Editorial: In Port Harcourt, humanity died

Today is the tenth day that a 7-storey building collapsed at Woji road in the GRA part of Port Harcourt. A yet to be identified number of persons were buried under the rubble of the collapsed structure with little done by both the government and the masses to save them.

Official government figures say 38 persons were rescued alive with 7 extra corpses retrieved from the site. Victims’ relations say a fraction of that number were actually rescued. Workers at the site say over 20 more are trapped under, perhaps dead.

But who do we blame?

The building collapse happened on a day that they were supposed to pay workers at the site. A whole lot of persons converged to receive their pay and the structure fell on them.

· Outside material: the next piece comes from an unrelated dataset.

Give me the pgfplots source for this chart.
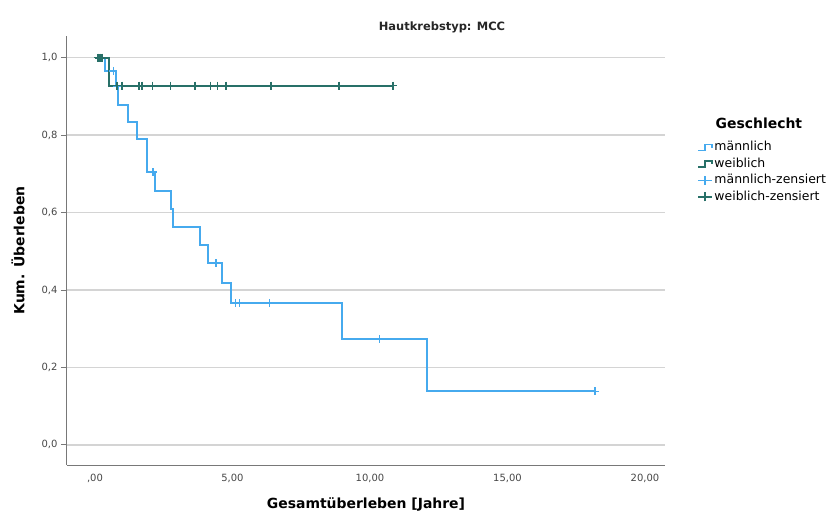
\documentclass[border=0pt]{standalone}
\usepackage{fontspec}
\setmainfont{DejaVu Sans}
\usepackage{pgfplots}
\pgfplotsset{compat=1.18}
\definecolor{mblue}{RGB}{70,170,238}
\definecolor{wgreen}{RGB}{40,112,104}
\definecolor{gridgray}{RGB}{212,212,212}
\definecolor{axgray}{RGB}{120,120,120}
\definecolor{tickgray}{RGB}{70,70,70}
\begin{document}
\begin{tikzpicture}
\path[use as bounding box] (-67bp,-50bp) rectangle (768bp,465bp);
\begin{axis}[
  at={(0,0)}, anchor=south west,
  scale only axis, width=598bp, height=429bp,
  xmin=-1.018, xmax=20.73, ymin=-0.052, ymax=1.056,
  clip=false,
  axis x line*=bottom, axis y line*=left,
  axis line style={axgray, line width=1bp, -},
  xtick={0,5,10,15,20},
  xticklabels={{,00},{5,00},{10,00},{15,00},{20,00}},
  ytick={0,0.2,0.4,0.6,0.8,1},
  yticklabels={{0,0},{0,2},{0,4},{0,6},{0,8},{1,0}},
  ymajorgrids, grid style={gridgray, line width=1.4bp},
  tick label style={font=\fontsize{10}{12}\selectfont, text=tickgray},
  x tick style={draw=none}, y tick style={axgray, line width=0.9bp},
  tick align=outside, major tick length=6bp,
  xlabel={Gesamtüberleben [Jahre]},
  ylabel={Kum. Überleben},
  xlabel style={font=\bfseries\fontsize{14}{16}\selectfont, at={(axis description cs:0.5,-0.0932)}, anchor=center},
  ylabel style={font=\bfseries\fontsize{14}{16}\selectfont, at={(axis description cs:-0.082,0.5)}, anchor=center},
  legend style={at={(1.0535,0.76)}, anchor=north west, draw=none, fill=none, inner sep=0pt, row sep=0pt,
    font=\fontsize{12.5}{14}\selectfont,
    nodes={text height=9.5bp, text depth=2.5bp, inner ysep=2.25bp, inner xsep=1.5bp}},
  legend cell align=left,
]
% männlich
\addplot[mblue, line width=2bp, const plot, forget plot] coordinates {
(0,1) (0.38,0.966) (0.75,0.926) (0.85,0.877) (1.21,0.835) (1.54,0.790) (1.88,0.704)
(2.17,0.656) (2.75,0.609) (2.82,0.562) (3.82,0.516) (4.10,0.469) (4.62,0.418)
(4.93,0.366) (8.97,0.274) (12.06,0.138) (18.18,0.138)};
\addplot[mblue, only marks, mark=+, mark size=4bp, mark options={line width=1.6bp}, forget plot] coordinates {
(0.67,0.966) (0.79,0.926) (2.10,0.704) (4.40,0.469) (5.11,0.366) (5.25,0.366) (6.34,0.366) (10.34,0.274) (18.18,0.138)};
% weiblich
\addplot[wgreen, line width=2bp, const plot, forget plot] coordinates {
(0,1) (0.52,0.928) (10.84,0.928)};
\addplot[wgreen, only marks, mark=+, mark size=4bp, mark options={line width=1.6bp}, forget plot] coordinates {
(0.10,1) (0.18,1) (0.26,1)
(0.79,0.928) (0.99,0.928) (1.60,0.928) (1.72,0.928) (2.09,0.928) (2.74,0.928) (3.64,0.928)
(4.20,0.928) (4.46,0.928) (4.76,0.928) (6.40,0.928) (8.88,0.928) (10.84,0.928)};
% legend
\addlegendimage{legend image code/.code={\draw[mblue, line width=1.8bp] (0bp,-3bp) -- (7bp,-3bp) -- (7bp,3bp) -- (14bp,3bp) -- (14bp,-0.5bp);}}
\addlegendentry{männlich}
\addlegendimage{legend image code/.code={\draw[wgreen, line width=1.8bp] (0bp,-3bp) -- (7bp,-3bp) -- (7bp,3bp) -- (14bp,3bp) -- (14bp,-0.5bp);}}
\addlegendentry{weiblich}
\addlegendimage{legend image code/.code={\draw[mblue, line width=1.6bp] (0bp,0bp) -- (14bp,0bp); \draw[mblue, line width=1.6bp] (7bp,-4.5bp) -- (7bp,4.5bp);}}
\addlegendentry{männlich-zensiert}
\addlegendimage{legend image code/.code={\draw[wgreen, line width=1.6bp] (0bp,0bp) -- (14bp,0bp); \draw[wgreen, line width=1.6bp] (7bp,-4.5bp) -- (7bp,4.5bp);}}
\addlegendentry{weiblich-zensiert}
\node[font=\bfseries\fontsize{11.5}{13}\selectfont, text=black!85] at (rel axis cs:0.627,1.021) {Hautkrebstyp: MCC};
\node[font=\bfseries\fontsize{14}{16}\selectfont] at (rel axis cs:1.157,0.797) {Geschlecht};
\end{axis}
\end{tikzpicture}
\end{document}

The government said it has set up a commission of enquiry to investigate events that led to the collapse, thereby putting the cart before the horse. This is at a time that the commissioner for urban development and physical planning, Reason Onyia, elected to step down, having admitted that he approved the extension of the building from 5 to 7-storey in September 2018. He said that he approved the extension because the building’s documents were missing. But does one go about carrying out a kidney transplant when the tools are not there?

What a sincere government should have done was to be swift with the rescue efforts, ensure that within two to three days, those trapped under those concrete walls are rescued and reunited with their families before the commission of enquiry is set up to unravel the recklessness behind the approval of the structure. The building plan was also said to be missing. That did not happen.

While our fellow compatriots were begging to be rescued, the town went into a political frenzy at a time the people should have stood in protest and call for help on the part of the federal government or other international bodies to send in expatriates who would help with the speedy evacuation of those under the concrete walls.

It happened in Thailand when a football team and their coach were trapped in a cave. It made international headlines, thereby putting the government on its toes. But in our case, there was a blackout in everything, including empathy.

We will remember those who lost their lives because those paid with their taxes to work refused to do their job. We will also remember them as people whom our collective silence failed at their very time of need. In Port Harcourt, there was a media blackout, humanity died and was buried.